Physics-Guided VLM Priors for All-Cloud Removal
This work is significant for remote sensing analysts and applications requiring clear optical imagery, as it offers a unified and more accurate solution for removing diverse cloud types, which is an incremental improvement over existing separated pipelines.
This paper addresses the challenge of cloud removal in optical remote sensing, which is complicated by heterogeneous cloud types. The authors propose PhyVLM-CR, a method that integrates a Vision-Language Model (VLM) with a physical restoration model to achieve unified cloud removal, eliminating the need for explicit cloud-type decisions and improving quantitative accuracy compared to existing methods.

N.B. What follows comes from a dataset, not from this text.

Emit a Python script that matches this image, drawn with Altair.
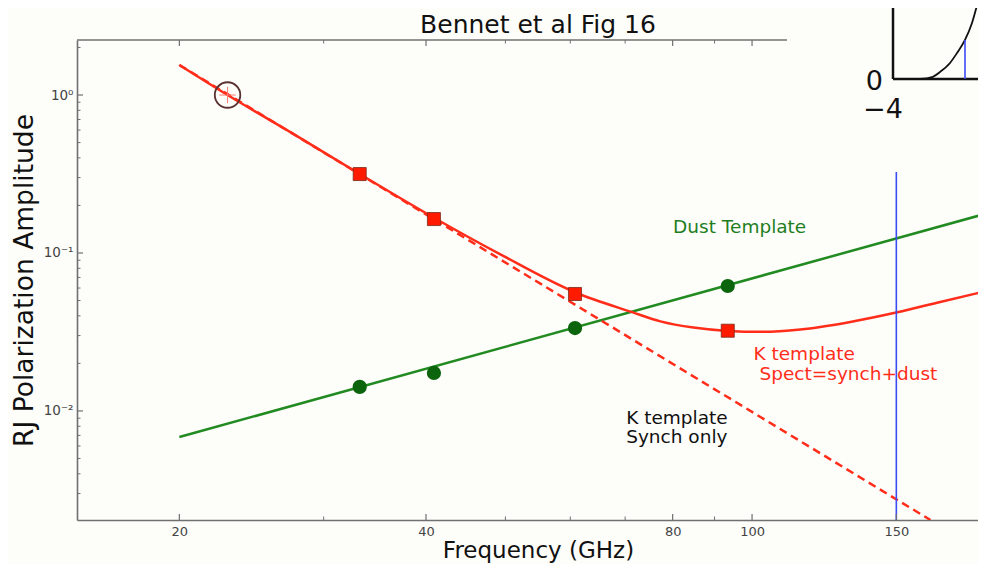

Cloud removal is a fundamental challenge in optical remote sensing due to the heterogeneous degradation. Thin clouds distort radiometry via partial transmission, while thick clouds occlude the surface. Existing pipelines separate thin-cloud correction from thick-cloud reconstruction, requiring explicit cloud-type decisions and often leading to error accumulation and discontinuities in mixed-cloud scenes. Therefore, a novel approach named Physical-VLM All-Cloud Removal (PhyVLM-CR) that integrates the semantic capability of Vision-Language Model (VLM) into a physical restoration model, achieving high-fidelity unified cloud removal. Specifically, the cognitive prior from a VLM (e.g., Qwen) is transformed into physical scattering parameters and a hallucination confidence map. Leveraging this confidence map as a continuous soft gate, our method achieves a unified restoration via adaptive weighting: it prioritizes physical inversion in high-transmission regions to preserve radiometric fidelity, while seamlessly transitioning to temporal reference reconstruction in low-confidence occluded areas. This mechanism eliminates the need for explicit boundary delineation, ensuring a coherent removal across heterogeneous cloud covers. Experiments on real-world Sentinel-2 surface reflectance imagery confirm that our approach achieves a remarkable balance between cloud removal and content preservation, delivering hallucination-free results with substantially improved quantitative accuracy compared to existing methods.